E veniamo all’indulto: dapprima voluto dall’80 per cento delle forze politiche e poi censurato da tutte le parti, fino addirittura ad essere rinnegato da qualcuno. La cosa buffa, che tutti si ostinano a non vedere, è che i dati dimostrano invece la bontà di tale provvedimento: in carcere, sottoliea Ferrarella, è tornato 1 ex detenuto su 4, ovvero il 25 per cento, ma fra i liberati che per la prima volta erano in carcere, la percentuale dei recidivi scende vertiginosamente al 5 per cento, ovvero 330 su un totale di 6600 rientrati. Contro il 68 per cento di quegli ex detenuti che tornano a delinquere dopo aver espiato fino all’ultimo giorno la loro pena in carcere. Ricordo che se l’indulto ha liberato dalle carceri almeno 26.850 detenuti, con una pena residua sotto i 3 anni, dove sta questo automatismo tanto decantato della concessione delle misure alternative sul quale tutti fanno calcolo?

Se queste persone fossero state effettivamente in misura alternativa, dell’indulto non ci sarebbe nemmeno stata la necessità. Tali misure allora forse non siamo solo noi detenuti a pensare che andrebbero rivitalizzate e coordinate con investimenti, non solo per i Tribunali di sorveglianza, ma soprattutto per i servizi sociali chiamati per primi a sostenere, controllare e creare i progetti di reinserimento dei detenuti. Soluzione alquanto efficace per la rieducazione graduale, dimostrata da percentuali che dovrebbero far riflettere la società sull’utilità delle misure alternative: chi viene accompagnato con questo percorso recidiva “soltanto” al 19 per cento, e il pericolo di reati commessi nel periodo di misura alternativa (che sempre di pena si tratta) non tocca nemmeno l’1 per cento.

Credo che l’inchiesta di Ferrarella metta chiaramente in luce quelli che sono i veri problemi della nostra giustizia, attraverso una analisi al microscopio delle cause del suo malfunzionamento, ma anche una riflessione attenta e approfondita su quello che è lo stato del nostro Paese rispetto alla commissione di reati. Un fatto lo voglio citare, perché lo trovo strabiliante: in Italia “si ruba in casa meno che nella proverbiale Svizzera felix”. Ma Ferrarella dimostra anche di conoscere i dati reali relativi alle cosiddette misure alternative, che invece vengono messe continuamente in discussione da tanti politici in nome di una presunta sicurezza.
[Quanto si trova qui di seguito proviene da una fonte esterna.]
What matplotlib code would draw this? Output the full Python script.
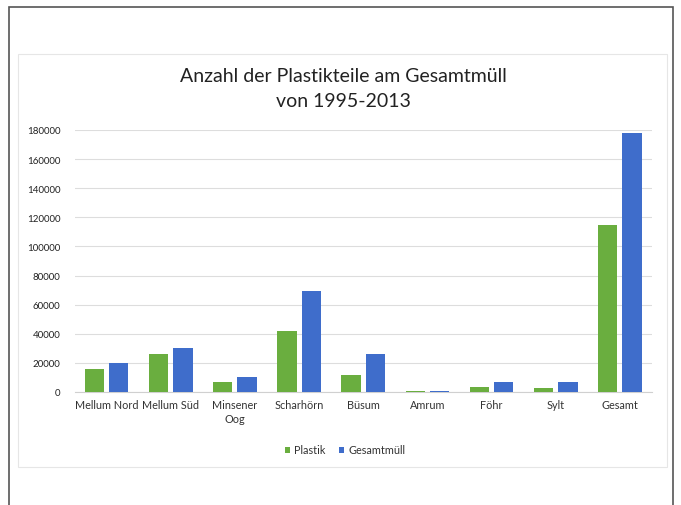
import matplotlib.pyplot as plt
import numpy as np
from matplotlib.patches import Rectangle

categories = ["Mellum Nord", "Mellum Süd", "Minsener\nOog", "Scharhörn", "Büsum",
              "Amrum", "Föhr", "Sylt", "Gesamt"]
plastik = [15500, 26000, 7000, 42000, 11500, 400, 3700, 3000, 115000]
gesamtmuell = [20000, 30000, 10500, 69500, 26000, 1000, 7000, 7000, 178000]
yticks = [0, 20000, 40000, 60000, 80000, 100000, 120000, 140000, 160000, 180000]

plt.rcParams['font.family'] = ['Lato', 'DejaVu Sans']

fig = plt.figure(figsize=(6.81, 5.06), dpi=100)
W, H = 681, 506

# outer frame and chart box
fig.patches.append(Rectangle((9 / W, -0.05), 664 / W, 1 - 8 / H + 0.05,
                             transform=fig.transFigure, fill=False,
                             edgecolor='#555555', linewidth=1.2))
fig.patches.append(Rectangle((18 / W, 1 - 468 / H), 649 / W, 413 / H,
                             transform=fig.transFigure, fill=False,
                             edgecolor='#e6e6e6', linewidth=0.8))

ax = fig.add_axes([74.5 / W, 113 / H, 577.5 / W, 262 / H])
x = np.arange(len(categories))
w = 0.30
ax.bar(x - 0.19, plastik, width=w, color='#6aae3f', label='Plastik', zorder=3)
ax.bar(x + 0.19, gesamtmuell, width=w, color='#3f6dcb', label='Gesamtmüll', zorder=3)

ax.set_xlim(-0.5, len(categories) - 0.5)
ax.set_ylim(0, 180000)
ax.set_yticks(yticks)
ax.set_yticklabels([str(v) for v in yticks], fontsize=7, color='#222222')
ax.set_xticks(x)
ax.set_xticklabels(categories, fontsize=7.8, color='#333333', linespacing=1.3)
ax.tick_params(length=0)
ax.tick_params(axis='y', pad=10)
ax.tick_params(axis='x', pad=5)
ax.grid(axis='y', color='#dddddd', linewidth=0.8, zorder=0)
for s in ['top', 'right', 'left']:
    ax.spines[s].set_visible(False)
ax.spines['bottom'].set_color('#d0d0d0')

fig.text(343 / W, 1 - 89 / H, "Anzahl der Plastikteile am Gesamtmüll\nvon 1995-2013",
         ha='center', va='center', fontsize=14, color='#222222', linespacing=1.6)

fig.legend(loc='center', bbox_to_anchor=(345 / W, 1 - 451 / H), ncol=2,
           frameon=False, fontsize=7.8, handlelength=0.5, handleheight=0.5,
           handletextpad=0.4, columnspacing=1.2, labelcolor='#333333')

fig.savefig('out.png', dpi=100)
Così, come un giornalista riesce a cogliere le difficoltà del sistema, andando a fondo e superando i luoghi comuni tipici di tanta cattiva informazione, mi verrebbe da pensare che anche una politica matura potrebbe ponderare le sue decisioni sulla base di attente indagini nel settore interessato, anziché produrre nuove leggi sulla spinta emotiva di taluni episodi trasformati sommariamente in emergenza nazionale. Le leggi fatte in fretta e furia difficilmente possono essere leggi benfatte, ma evidentemente il consenso di una popolazione, spesso male informata, garantisce più sicurezza ai politici, nel senso che li rende più sicuri del loro potere.